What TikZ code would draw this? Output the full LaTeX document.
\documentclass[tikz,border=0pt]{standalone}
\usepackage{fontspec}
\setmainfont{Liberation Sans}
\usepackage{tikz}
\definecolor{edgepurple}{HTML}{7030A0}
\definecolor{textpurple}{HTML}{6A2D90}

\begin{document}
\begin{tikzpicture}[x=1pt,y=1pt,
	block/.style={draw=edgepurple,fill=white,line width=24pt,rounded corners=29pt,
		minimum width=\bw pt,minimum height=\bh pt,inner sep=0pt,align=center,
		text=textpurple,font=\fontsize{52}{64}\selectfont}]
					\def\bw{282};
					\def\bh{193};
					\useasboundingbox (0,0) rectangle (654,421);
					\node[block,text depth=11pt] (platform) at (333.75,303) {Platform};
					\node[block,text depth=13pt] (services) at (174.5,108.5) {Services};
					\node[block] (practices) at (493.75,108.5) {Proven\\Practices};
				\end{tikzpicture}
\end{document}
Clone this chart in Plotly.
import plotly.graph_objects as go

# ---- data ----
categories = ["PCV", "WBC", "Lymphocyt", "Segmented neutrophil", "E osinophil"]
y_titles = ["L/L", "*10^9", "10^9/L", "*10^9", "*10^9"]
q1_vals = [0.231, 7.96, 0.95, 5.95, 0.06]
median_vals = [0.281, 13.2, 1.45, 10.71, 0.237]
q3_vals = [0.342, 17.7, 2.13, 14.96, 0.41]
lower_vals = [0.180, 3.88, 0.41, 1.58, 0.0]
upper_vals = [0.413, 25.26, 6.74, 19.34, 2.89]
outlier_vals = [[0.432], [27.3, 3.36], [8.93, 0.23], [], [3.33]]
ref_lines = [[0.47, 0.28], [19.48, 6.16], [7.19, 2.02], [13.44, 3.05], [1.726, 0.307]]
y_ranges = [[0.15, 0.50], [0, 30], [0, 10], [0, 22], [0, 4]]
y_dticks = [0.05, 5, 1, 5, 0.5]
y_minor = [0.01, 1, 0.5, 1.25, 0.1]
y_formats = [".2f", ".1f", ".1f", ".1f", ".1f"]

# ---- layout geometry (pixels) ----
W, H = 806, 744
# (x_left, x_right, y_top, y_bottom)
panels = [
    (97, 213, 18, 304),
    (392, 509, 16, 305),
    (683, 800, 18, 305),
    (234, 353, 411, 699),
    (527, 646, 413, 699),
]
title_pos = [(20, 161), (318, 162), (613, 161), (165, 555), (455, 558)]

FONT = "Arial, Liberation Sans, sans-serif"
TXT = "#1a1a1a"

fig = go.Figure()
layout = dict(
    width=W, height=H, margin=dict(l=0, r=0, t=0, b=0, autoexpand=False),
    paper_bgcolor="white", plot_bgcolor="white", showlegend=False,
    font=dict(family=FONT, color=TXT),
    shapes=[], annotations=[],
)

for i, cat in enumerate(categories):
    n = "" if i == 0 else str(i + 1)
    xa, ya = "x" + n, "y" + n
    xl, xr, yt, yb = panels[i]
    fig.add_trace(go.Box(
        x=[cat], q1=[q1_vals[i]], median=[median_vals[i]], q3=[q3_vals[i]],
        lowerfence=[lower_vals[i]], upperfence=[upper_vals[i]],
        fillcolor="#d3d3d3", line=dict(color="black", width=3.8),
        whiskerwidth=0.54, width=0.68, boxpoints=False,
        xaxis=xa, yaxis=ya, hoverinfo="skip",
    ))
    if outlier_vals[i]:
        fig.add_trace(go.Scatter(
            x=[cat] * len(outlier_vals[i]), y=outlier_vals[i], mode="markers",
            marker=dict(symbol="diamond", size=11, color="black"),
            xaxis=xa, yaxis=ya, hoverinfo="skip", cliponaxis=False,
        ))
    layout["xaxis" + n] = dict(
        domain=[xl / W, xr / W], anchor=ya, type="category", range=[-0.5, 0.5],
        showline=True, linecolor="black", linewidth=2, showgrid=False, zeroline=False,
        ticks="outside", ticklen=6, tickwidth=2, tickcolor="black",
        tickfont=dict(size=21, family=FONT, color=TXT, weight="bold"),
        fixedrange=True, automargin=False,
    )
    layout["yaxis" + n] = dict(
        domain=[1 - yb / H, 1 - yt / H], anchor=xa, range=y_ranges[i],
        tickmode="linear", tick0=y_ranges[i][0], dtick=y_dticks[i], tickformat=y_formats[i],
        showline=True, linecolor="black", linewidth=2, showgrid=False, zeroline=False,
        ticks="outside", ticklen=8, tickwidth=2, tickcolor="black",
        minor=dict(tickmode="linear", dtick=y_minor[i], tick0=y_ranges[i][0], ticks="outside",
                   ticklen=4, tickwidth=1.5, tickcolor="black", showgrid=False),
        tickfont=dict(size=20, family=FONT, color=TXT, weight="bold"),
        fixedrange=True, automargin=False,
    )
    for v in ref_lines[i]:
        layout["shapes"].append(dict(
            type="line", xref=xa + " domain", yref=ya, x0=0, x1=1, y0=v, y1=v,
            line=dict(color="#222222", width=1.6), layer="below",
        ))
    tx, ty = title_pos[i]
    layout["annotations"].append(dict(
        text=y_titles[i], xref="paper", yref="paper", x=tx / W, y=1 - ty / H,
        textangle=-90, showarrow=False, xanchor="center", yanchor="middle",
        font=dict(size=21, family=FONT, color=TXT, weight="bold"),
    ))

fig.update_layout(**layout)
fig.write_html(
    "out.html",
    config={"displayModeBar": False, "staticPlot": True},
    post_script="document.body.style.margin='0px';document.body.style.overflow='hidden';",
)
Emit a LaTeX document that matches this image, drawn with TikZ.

○ ○ ○ ○ ○ ○ ○

* The request: Above are the records; retype every one exactly.

* Response for this exercise:
What TikZ code would draw this? Output the full LaTeX document.
\documentclass[tikz,border=0pt]{standalone}
\usepackage{fontspec}
\setmainfont{Liberation Sans}
\usepackage{tikz}
\definecolor{edgepurple}{HTML}{7030A0}
\definecolor{textpurple}{HTML}{6A2D90}

\begin{document}
\begin{tikzpicture}[x=1pt,y=1pt,
	block/.style={draw=edgepurple,fill=white,line width=24pt,rounded corners=29pt,
		minimum width=\bw pt,minimum height=\bh pt,inner sep=0pt,align=center,
		text=textpurple,font=\fontsize{52}{64}\selectfont}]
					\def\bw{282};
					\def\bh{193};
					\useasboundingbox (0,0) rectangle (654,421);
					\node[block,text depth=11pt] (platform) at (333.75,303) {Platform};
					\node[block,text depth=13pt] (services) at (174.5,108.5) {Services};
					\node[block] (practices) at (493.75,108.5) {Proven\\Practices};
				\end{tikzpicture}
\end{document}
Clone this chart in Plotly.
import plotly.graph_objects as go

# ---- data ----
categories = ["PCV", "WBC", "Lymphocyt", "Segmented neutrophil", "E osinophil"]
y_titles = ["L/L", "*10^9", "10^9/L", "*10^9", "*10^9"]
q1_vals = [0.231, 7.96, 0.95, 5.95, 0.06]
median_vals = [0.281, 13.2, 1.45, 10.71, 0.237]
q3_vals = [0.342, 17.7, 2.13, 14.96, 0.41]
lower_vals = [0.180, 3.88, 0.41, 1.58, 0.0]
upper_vals = [0.413, 25.26, 6.74, 19.34, 2.89]
outlier_vals = [[0.432], [27.3, 3.36], [8.93, 0.23], [], [3.33]]
ref_lines = [[0.47, 0.28], [19.48, 6.16], [7.19, 2.02], [13.44, 3.05], [1.726, 0.307]]
y_ranges = [[0.15, 0.50], [0, 30], [0, 10], [0, 22], [0, 4]]
y_dticks = [0.05, 5, 1, 5, 0.5]
y_minor = [0.01, 1, 0.5, 1.25, 0.1]
y_formats = [".2f", ".1f", ".1f", ".1f", ".1f"]

# ---- layout geometry (pixels) ----
W, H = 806, 744
# (x_left, x_right, y_top, y_bottom)
panels = [
    (97, 213, 18, 304),
    (392, 509, 16, 305),
    (683, 800, 18, 305),
    (234, 353, 411, 699),
    (527, 646, 413, 699),
]
title_pos = [(20, 161), (318, 162), (613, 161), (165, 555), (455, 558)]

FONT = "Arial, Liberation Sans, sans-serif"
TXT = "#1a1a1a"

fig = go.Figure()
layout = dict(
    width=W, height=H, margin=dict(l=0, r=0, t=0, b=0, autoexpand=False),
    paper_bgcolor="white", plot_bgcolor="white", showlegend=False,
    font=dict(family=FONT, color=TXT),
    shapes=[], annotations=[],
)

for i, cat in enumerate(categories):
    n = "" if i == 0 else str(i + 1)
    xa, ya = "x" + n, "y" + n
    xl, xr, yt, yb = panels[i]
    fig.add_trace(go.Box(
        x=[cat], q1=[q1_vals[i]], median=[median_vals[i]], q3=[q3_vals[i]],
        lowerfence=[lower_vals[i]], upperfence=[upper_vals[i]],
        fillcolor="#d3d3d3", line=dict(color="black", width=3.8),
        whiskerwidth=0.54, width=0.68, boxpoints=False,
        xaxis=xa, yaxis=ya, hoverinfo="skip",
    ))
    if outlier_vals[i]:
        fig.add_trace(go.Scatter(
            x=[cat] * len(outlier_vals[i]), y=outlier_vals[i], mode="markers",
            marker=dict(symbol="diamond", size=11, color="black"),
            xaxis=xa, yaxis=ya, hoverinfo="skip", cliponaxis=False,
        ))
    layout["xaxis" + n] = dict(
        domain=[xl / W, xr / W], anchor=ya, type="category", range=[-0.5, 0.5],
        showline=True, linecolor="black", linewidth=2, showgrid=False, zeroline=False,
        ticks="outside", ticklen=6, tickwidth=2, tickcolor="black",
        tickfont=dict(size=21, family=FONT, color=TXT, weight="bold"),
        fixedrange=True, automargin=False,
    )
    layout["yaxis" + n] = dict(
        domain=[1 - yb / H, 1 - yt / H], anchor=xa, range=y_ranges[i],
        tickmode="linear", tick0=y_ranges[i][0], dtick=y_dticks[i], tickformat=y_formats[i],
        showline=True, linecolor="black", linewidth=2, showgrid=False, zeroline=False,
        ticks="outside", ticklen=8, tickwidth=2, tickcolor="black",
        minor=dict(tickmode="linear", dtick=y_minor[i], tick0=y_ranges[i][0], ticks="outside",
                   ticklen=4, tickwidth=1.5, tickcolor="black", showgrid=False),
        tickfont=dict(size=20, family=FONT, color=TXT, weight="bold"),
        fixedrange=True, automargin=False,
    )
    for v in ref_lines[i]:
        layout["shapes"].append(dict(
            type="line", xref=xa + " domain", yref=ya, x0=0, x1=1, y0=v, y1=v,
            line=dict(color="#222222", width=1.6), layer="below",
        ))
    tx, ty = title_pos[i]
    layout["annotations"].append(dict(
        text=y_titles[i], xref="paper", yref="paper", x=tx / W, y=1 - ty / H,
        textangle=-90, showarrow=False, xanchor="center", yanchor="middle",
        font=dict(size=21, family=FONT, color=TXT, weight="bold"),
    ))

fig.update_layout(**layout)
fig.write_html(
    "out.html",
    config={"displayModeBar": False, "staticPlot": True},
    post_script="document.body.style.margin='0px';document.body.style.overflow='hidden';",
)
Emit a LaTeX document that matches this image, drawn with TikZ.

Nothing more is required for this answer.